Singkat cerita, Aziz, suami Hayati, mati bunuh diri (penasaran? Anda bisa baca ceritanya dalam buku ini). Kemudian menyerahkan dan mengamanahkan Hayati kepada Zainudin. Namun Zainudin tidak berpikiran demikian, dia malah mengirim pulang Hayati ke kampung halaman di Sumatera Barat dengan kapal Van Der Wicjk. Kuasa Allah, kapal mengalami kecelakaan. Zainudin yang sesungguhnya masih memiliki cinta kepada Hayati, merasa bersalah. Kemudian dia menysul Hayati ke tempat posko penyelamatan, dan ditemuinya Hayati dalam keadaan yang sangat sekarat.
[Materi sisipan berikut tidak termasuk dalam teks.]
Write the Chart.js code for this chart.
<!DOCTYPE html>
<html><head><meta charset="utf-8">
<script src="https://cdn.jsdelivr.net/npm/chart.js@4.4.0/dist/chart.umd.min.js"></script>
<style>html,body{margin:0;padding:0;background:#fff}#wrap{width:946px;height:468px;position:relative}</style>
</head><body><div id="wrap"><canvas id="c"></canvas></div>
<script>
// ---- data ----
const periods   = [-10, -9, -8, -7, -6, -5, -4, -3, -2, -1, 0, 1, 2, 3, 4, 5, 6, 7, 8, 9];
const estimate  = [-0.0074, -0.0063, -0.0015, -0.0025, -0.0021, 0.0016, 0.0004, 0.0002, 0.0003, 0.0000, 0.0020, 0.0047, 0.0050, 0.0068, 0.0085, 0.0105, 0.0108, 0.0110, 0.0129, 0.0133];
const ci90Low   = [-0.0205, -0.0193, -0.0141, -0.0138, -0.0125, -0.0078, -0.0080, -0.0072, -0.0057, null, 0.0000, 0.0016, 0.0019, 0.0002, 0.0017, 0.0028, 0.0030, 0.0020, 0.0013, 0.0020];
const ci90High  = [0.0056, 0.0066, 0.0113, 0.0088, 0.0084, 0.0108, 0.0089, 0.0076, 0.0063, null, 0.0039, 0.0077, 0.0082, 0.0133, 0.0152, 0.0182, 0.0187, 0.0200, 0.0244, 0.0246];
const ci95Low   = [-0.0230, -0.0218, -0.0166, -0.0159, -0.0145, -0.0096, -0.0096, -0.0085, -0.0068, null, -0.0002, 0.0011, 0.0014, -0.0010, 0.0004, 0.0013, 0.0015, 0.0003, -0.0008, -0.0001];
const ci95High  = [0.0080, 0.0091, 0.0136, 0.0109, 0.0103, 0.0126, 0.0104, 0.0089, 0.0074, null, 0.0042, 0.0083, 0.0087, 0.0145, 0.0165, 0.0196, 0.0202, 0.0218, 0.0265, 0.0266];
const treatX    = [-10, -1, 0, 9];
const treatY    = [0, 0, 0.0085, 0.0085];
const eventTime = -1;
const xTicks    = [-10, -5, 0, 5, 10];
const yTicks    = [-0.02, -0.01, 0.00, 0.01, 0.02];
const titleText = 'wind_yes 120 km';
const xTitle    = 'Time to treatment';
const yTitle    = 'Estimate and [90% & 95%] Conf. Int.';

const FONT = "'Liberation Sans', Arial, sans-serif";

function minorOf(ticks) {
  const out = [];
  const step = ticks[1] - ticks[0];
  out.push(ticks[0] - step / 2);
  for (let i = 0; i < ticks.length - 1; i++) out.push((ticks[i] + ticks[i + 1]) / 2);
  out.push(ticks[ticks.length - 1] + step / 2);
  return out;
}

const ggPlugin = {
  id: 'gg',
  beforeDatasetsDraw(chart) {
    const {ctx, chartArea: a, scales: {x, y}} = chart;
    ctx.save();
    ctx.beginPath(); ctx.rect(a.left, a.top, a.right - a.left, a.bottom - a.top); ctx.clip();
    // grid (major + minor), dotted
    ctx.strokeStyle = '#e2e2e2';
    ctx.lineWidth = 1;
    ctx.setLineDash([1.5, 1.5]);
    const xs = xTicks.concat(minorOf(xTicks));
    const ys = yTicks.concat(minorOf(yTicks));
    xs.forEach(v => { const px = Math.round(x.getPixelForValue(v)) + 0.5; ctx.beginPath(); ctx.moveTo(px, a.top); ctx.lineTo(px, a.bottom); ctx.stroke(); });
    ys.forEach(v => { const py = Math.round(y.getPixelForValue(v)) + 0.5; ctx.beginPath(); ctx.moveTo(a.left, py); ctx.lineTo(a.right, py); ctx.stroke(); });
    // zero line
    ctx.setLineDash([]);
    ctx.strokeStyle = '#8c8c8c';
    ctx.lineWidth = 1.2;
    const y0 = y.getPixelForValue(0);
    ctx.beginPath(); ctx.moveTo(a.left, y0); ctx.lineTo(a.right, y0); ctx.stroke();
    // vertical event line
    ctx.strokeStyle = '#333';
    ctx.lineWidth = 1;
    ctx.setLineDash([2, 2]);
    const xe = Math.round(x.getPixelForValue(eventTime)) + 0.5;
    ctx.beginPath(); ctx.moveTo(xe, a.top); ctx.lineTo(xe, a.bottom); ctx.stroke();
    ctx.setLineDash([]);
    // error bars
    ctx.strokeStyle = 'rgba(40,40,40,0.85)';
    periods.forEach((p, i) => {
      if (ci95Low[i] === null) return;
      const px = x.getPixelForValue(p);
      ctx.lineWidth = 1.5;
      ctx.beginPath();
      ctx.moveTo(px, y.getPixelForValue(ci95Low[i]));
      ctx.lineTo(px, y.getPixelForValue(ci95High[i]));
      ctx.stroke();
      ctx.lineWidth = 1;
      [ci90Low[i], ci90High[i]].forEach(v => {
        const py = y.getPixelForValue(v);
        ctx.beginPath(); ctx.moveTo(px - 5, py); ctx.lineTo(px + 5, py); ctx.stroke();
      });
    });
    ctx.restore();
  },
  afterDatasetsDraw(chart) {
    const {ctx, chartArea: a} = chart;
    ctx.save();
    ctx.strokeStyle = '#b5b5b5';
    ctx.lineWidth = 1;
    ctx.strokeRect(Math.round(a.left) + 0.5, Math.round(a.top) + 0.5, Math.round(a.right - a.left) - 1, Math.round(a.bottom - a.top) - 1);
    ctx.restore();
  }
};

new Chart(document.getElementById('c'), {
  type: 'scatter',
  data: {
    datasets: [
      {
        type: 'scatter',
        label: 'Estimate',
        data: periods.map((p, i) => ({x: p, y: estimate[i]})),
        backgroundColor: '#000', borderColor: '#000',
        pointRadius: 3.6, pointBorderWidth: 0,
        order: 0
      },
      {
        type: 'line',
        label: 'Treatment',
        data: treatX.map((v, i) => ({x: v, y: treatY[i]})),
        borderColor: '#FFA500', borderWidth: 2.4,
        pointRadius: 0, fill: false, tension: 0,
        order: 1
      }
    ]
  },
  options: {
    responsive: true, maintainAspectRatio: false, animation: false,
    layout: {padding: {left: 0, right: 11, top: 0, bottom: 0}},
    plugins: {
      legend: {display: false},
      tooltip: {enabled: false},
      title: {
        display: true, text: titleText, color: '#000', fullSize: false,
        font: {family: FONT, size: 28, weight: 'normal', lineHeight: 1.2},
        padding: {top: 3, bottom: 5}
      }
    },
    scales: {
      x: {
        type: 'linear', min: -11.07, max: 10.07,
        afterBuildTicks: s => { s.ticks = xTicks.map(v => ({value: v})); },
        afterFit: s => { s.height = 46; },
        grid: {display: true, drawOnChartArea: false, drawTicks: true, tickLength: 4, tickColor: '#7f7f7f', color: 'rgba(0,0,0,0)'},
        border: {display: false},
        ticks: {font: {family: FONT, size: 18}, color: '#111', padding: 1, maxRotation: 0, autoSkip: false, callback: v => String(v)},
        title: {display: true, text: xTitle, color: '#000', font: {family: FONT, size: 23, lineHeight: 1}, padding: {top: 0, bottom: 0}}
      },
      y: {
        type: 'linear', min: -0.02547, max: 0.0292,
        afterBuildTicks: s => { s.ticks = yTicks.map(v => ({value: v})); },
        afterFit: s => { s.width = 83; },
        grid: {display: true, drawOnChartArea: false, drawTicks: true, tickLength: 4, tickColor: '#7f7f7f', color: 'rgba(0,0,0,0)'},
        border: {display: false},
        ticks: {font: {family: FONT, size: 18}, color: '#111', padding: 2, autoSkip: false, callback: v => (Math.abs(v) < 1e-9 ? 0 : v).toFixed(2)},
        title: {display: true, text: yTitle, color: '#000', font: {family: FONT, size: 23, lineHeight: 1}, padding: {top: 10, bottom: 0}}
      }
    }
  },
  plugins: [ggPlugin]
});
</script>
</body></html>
Namun mereka masih sempat bertatap muka dan saling meminta maaf akan kesetiaan cinta. Cinta Zainudin dan Hayati dipersatukan kembali, namun tidak diridhoi oleh takdir. Hayati meninggal dengan menyebut dua kalimat syahadat. Sepeninggal Hayati, Zainudin membuat karya terakhirnya, dan setelah itu dia terkena penyakit yang menyebabkan dia meninggal pula, yang mana dia dikuburkan di sebelah kuburan Hayati.

Kuatnya rasa cinta antara Zainudin dan Hayati dapt kita lihat dari surat-surat yang ditulis Zainudin untuk kekasihnya, dan surat balasan dari Hayati untuk lelaki pujaannya. Dan dalam cerita ini juga, Buya Hamka memberikan pemikirannya tentang filsafat cinta itu sendiri. Perbedaan paham antara wanita dan lelaki. Cinta yang dikisahkan oleh Buya Hamka dalam cerita ini adalah cinta sejati yang didasarkan pada ketakwaan kepada Allah. Zainudin mencintai Hayati karena Allah, begitu juga dengan Hayati. Penyampaian rasa dan sayang-menyayangti tidak secara vulgar atau secara romantis seperti novel-novel teenlit atau roman picisan lainnya, tetapi dengan sangat sopan dan penuh makna. Ini lah kisah cinta yang cerdas, yang menyajikan tragedi, tetapi tidak mengundang air mata, melainkan memicu pemahaman kita akan makna cinta itu sendiri.

Satu hal lagi yang perlu diperhatikan dalam cerita ini adalah konflik budaya. Buya Hamka dengan cerdas mengemasnya dalam kisah cinta. Dia memadukan budaya Mengkasar dengan budaya dan adat-istiadat Minangkabau.

Kutipan di sampul belakang buku ini:

“TENGGELAMNYA KAPAL VAN DER WICJK melukiskan suatu kisah cinta murni di antara sepasang remaka, yang dilandasi keikhlasan dan kesucian jiwa, yang patut dijadikan tamsil ibarat. Jalan ceritanya dilatarbelakangi dengan peraturan-peraturan adat pusaka yang kokoh kuat, dalam suatu negeri yang bersuku dan berlembaga, berkaum kerabat, dan berninik-mamak.”

Dan disini saya katakan bahwa apa yang tertulis pada kutipan di atas adalah benar.

Buku ini saya sarankan kepada remaja-remaja yang sedang memadu kasih. Juga saya sarankan kepada semua penikmat cerita cinta dan cerita sastra. Cerita dalam buku ini hanya satu kata: BAGUS!